Few synthesizers have such a bi-polar reputation. Amazing sounding and tedious to maintain, much less restore are the two poles of this equation. Moog churned out a few of these – I am guessing a little over 3000 since they started with 1001 and this fellow is serial number 4021. The reference to the latest one I’ve found is 4141. Gary Numan famously used the Polymoog (280a I think – Vox Humana most recognizably) and so did a list of other luminaries if VSE is correct, but there isn’t anyone recent on that list. I’m excited to fix this to see what it can do in a modern setting.
It just happens sometimes. You mention you have an X you are looking to get rid of, and a friend says they have a Y they’d like to get rid of. A little cash one way or the other sweetens the deal. In such a way this complete, clean, low mileage, semi-functional Polymoog joined the menagerie.

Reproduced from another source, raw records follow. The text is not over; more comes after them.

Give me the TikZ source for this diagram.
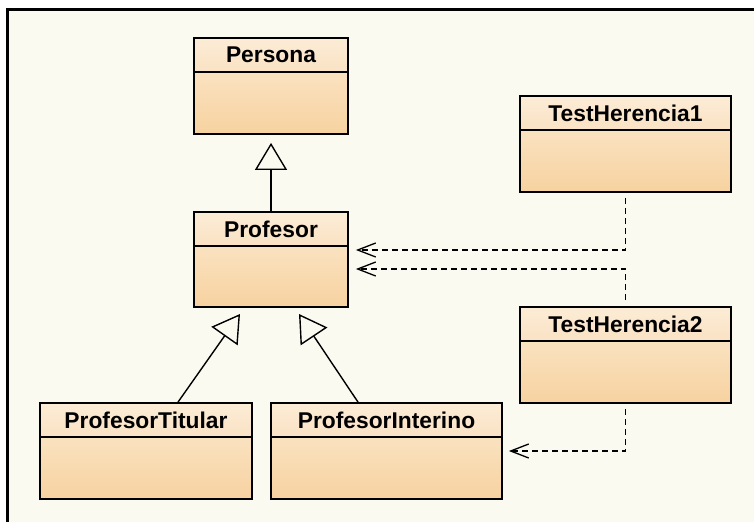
\documentclass[tikz,border=0pt]{standalone}
\usepackage{fontspec}
\setmainfont{Liberation Sans}
\usetikzlibrary{arrows.meta,calc}
\definecolor{bgcream}{RGB}{251,250,241}
\definecolor{hdrtop}{RGB}{252,236,214}
\definecolor{hdrbot}{RGB}{250,226,196}
\definecolor{bodytop}{RGB}{250,226,192}
\definecolor{bodybot}{RGB}{247,210,160}
\tikzset{
  classbox/.style={draw=black, line width=1.8pt, inner sep=0pt, rectangle},
  classtitle/.style={font=\bfseries\fontsize{22.8}{26}\selectfont, inner sep=0pt, text=black},
  inh/.style={draw=black, line width=1.4pt, -{Triangle[open, length=27pt, width=32pt, line width=1.4pt]}},
  dep/.style={draw=black, line width=1.3pt, dash pattern=on 6pt off 4pt, -{Straight Barb[length=18pt, width=14pt, line width=1.3pt]}},
}
\newcommand{\umlclass}[6]{% name, cx, cy, w, h, title
  \node[classbox, minimum width=#4pt, minimum height=#5pt] (#1) at (#2,#3) {};
  \fill[bottom color=bodybot, top color=bodytop] ([shift={(0.9pt,-35pt)}]#1.north west) rectangle ([shift={(-0.9pt,0.9pt)}]#1.south east);
  \fill[bottom color=hdrbot, top color=hdrtop] ([shift={(0.9pt,-0.9pt)}]#1.north west) rectangle ([shift={(-0.9pt,-35pt)}]#1.north east);
  \draw[line width=1.8pt] ([yshift=-35pt]#1.north west) -- ([yshift=-35pt]#1.north east);
  \node[classbox, minimum width=#4pt, minimum height=#5pt] at (#2,#3) {};
  \node[classtitle] at ([yshift=-18pt]#1.north) {#6};
}
\begin{document}
\begin{tikzpicture}[x=1pt, y=-1pt]
\useasboundingbox (0,0) rectangle (754,522);
\fill[white] (0,0) rectangle (754,522);
\fill[bgcream] (7.5,9.5) rectangle (754,522);
\draw[line width=2.6pt, black] (7.5,522) -- (7.5,9.5) -- (754,9.5);

\umlclass{persona}{271}{86}{154}{96}{Persona}
\umlclass{profesor}{271}{259.5}{154}{95}{Profesor}
\umlclass{th1}{625.5}{144}{211}{96}{TestHerencia1}
\umlclass{th2}{625.5}{355}{211}{96}{TestHerencia2}
\umlclass{ptit}{146}{451}{212}{96}{ProfesorTitular}
\umlclass{pint}{386.5}{451}{231}{96}{ProfesorInterino}

\coordinate (a1) at (240,314);
\coordinate (a2) at (299,314);

\draw[inh] (profesor.north) -- ([yshift=-8pt]persona.south);
\draw[inh] ([xshift=32pt]ptit.north) -- (a1);
\draw[inh] ([xshift=-28.5pt]pint.north) -- (a2);

\draw[dep] ([yshift=-5pt]th1.south) |- ([xshift=7pt, yshift=9.5pt]profesor.east);
\draw[dep] ([yshift=6pt]th2.north) |- ([xshift=7pt, yshift=-9.5pt]profesor.east);
\draw[dep] ([yshift=-5pt]th2.south) |- ([xshift=6pt]pint.east);
\end{tikzpicture}
\end{document}
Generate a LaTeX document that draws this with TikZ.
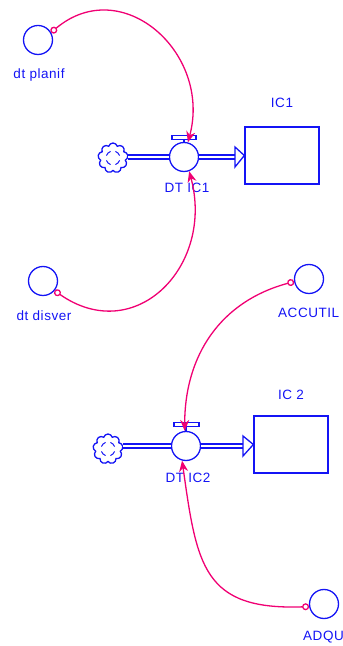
\documentclass[tikz,border=0pt]{standalone}
\usepackage{fontspec}
\setmainfont{Liberation Sans}[LetterSpace=4]
\usetikzlibrary{arrows.meta,shapes.symbols}
\definecolor{flowblue}{RGB}{20,20,245}
\definecolor{linkpink}{RGB}{240,0,115}
\tikzset{
    aux/.style={circle,draw=flowblue,line width=1.3pt,minimum size=29pt,inner sep=0pt},
    valve/.style={circle,draw=flowblue,line width=1.3pt,minimum size=29pt,inner sep=0pt,fill=white},
    stock/.style={rectangle,draw=flowblue,line width=1.3pt,minimum width=74pt,minimum height=57pt,inner sep=0pt},
    source/.style={cloud,cloud puffs=9,aspect=1,draw=flowblue,line width=1.3pt,minimum size=30pt,inner sep=0pt},
    lbl/.style={text=flowblue,font=\fontsize{13.5}{15}\selectfont,inner sep=0pt},
    pipe/.style={draw=flowblue,line width=1.4pt,double=white,double distance=2.4pt},
    link/.style={draw=linkpink,line width=1.3pt,{Circle[open,length=7pt,width=7pt]}-{Stealth[length=11pt,width=9pt]}},
}
\begin{document}
\begin{tikzpicture}[x=1pt,y=1pt]
\useasboundingbox (0,0) rectangle (343,646);
\clip (0,0) rectangle (343,646);

% first flow
\node[source] (c1) at (113,488) {};
\node[valve] (v1) at (184,489) {};
\node[stock] (ic1) at (282,490.5) {};
\coordinate (h1) at (235,489);
\draw[pipe] (c1.east |- v1.west) -- (v1.west);
\draw[pipe] (v1.east) -- (h1);
\draw[flowblue,line width=1.3pt,fill=white] (235,499) -- (ic1.west) -- (235,479) -- cycle;
\draw[flowblue,line width=1.1pt] (v1.north) -- ++(0,4);
\draw[flowblue,line width=1.1pt,fill=white] (172,506.5) rectangle (196,510.5);

\node[lbl] (l_ic1) at (282,543) {IC1};
\node[lbl] (l_v1) at (187,458) {DT IC1};

\node[aux] (planif) at (38,606) {};
\node[lbl] (l_planif) at (39,571) {dt planif};
\node[aux] (disver) at (43,365) {};
\node[lbl] (l_disver) at (44,330) {dt disver};

% second flow
\node[source] (c2) at (108,197) {};
\node[valve] (v2) at (186,200) {};
\node[stock] (ic2) at (291,201.5) {};
\coordinate (h2) at (243,200);
\draw[pipe] (c2.east |- v2.west) -- (v2.west);
\draw[pipe] (v2.east) -- (h2);
\draw[flowblue,line width=1.3pt,fill=white] (243,210) -- (ic2.west) -- (243,190) -- cycle;
\draw[flowblue,line width=1.1pt] (v2.north) -- ++(0,6);
\draw[flowblue,line width=1.1pt,fill=white] (174,219.5) rectangle (199,223.5);

\node[lbl] (l_ic2) at (291,251) {IC 2};
\node[lbl] (l_v2) at (188,168) {DT IC2};

\node[aux] (accutil) at (309,367) {};
\node[lbl,anchor=west] (l_accutil) at (278,333) {ACCUTIL};
\node[aux] (adqu) at (324,42) {};
\node[lbl,anchor=west] (l_adqu) at (303,9) {ADQU};

% cloud swirls
\foreach \c in {c1,c2} {
    \foreach \a in {20,110,200,290} {
        \draw[flowblue,line width=1pt] ([shift={(\a:7pt)}]\c.center) arc[start angle=\a,end angle=\a+50,radius=7pt];
    }
}

% links
\draw[link] (planif.30) to[out=40,in=75,looseness=1.35] (v1.75);
\draw[link] (disver.-40) to[out=-35,in=-75,looseness=1.4] (v1.-70);
\draw[link] (accutil.190) to[out=195,in=90,looseness=1.05] (v2.95);
\draw[link] (adqu.190) to[out=182,in=-82,looseness=1.4] (v2.-105);
\end{tikzpicture}
\end{document}
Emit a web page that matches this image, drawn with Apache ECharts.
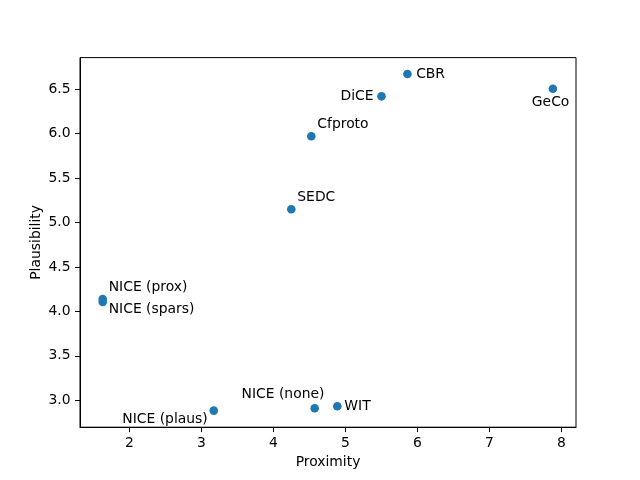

Always job 1: see what’s inside. Dubsounds, a site dedicated to the Polymoog has some discussions around getting one of these playable, and it looks like the place to start is replacing the capacitors in the power supply then calibrating the voltages to the rails.
The serial number is hand written in several places. Note how yellowed the sticker on the panel is. I wonder if it can be made white with retrobright, or if there is an appetite in the Polymoog community for a reproduction sticker.
One of my first jobs on all keyboards I get is to clean the keys. Soap and water goes very far and you get instant gratification, because it will look so much better when they are all clean. Not many keyboards start with the E key!
Here’s the power supply ready for a new capacitors. This is one of the first I’ve seen with a 4700uF/16V capacitor. Do I replace the 3 LM723CN’s? Foil is to protect (and protect me from) the white grease they put on the power supply chassis – probably to keep it from buzzing.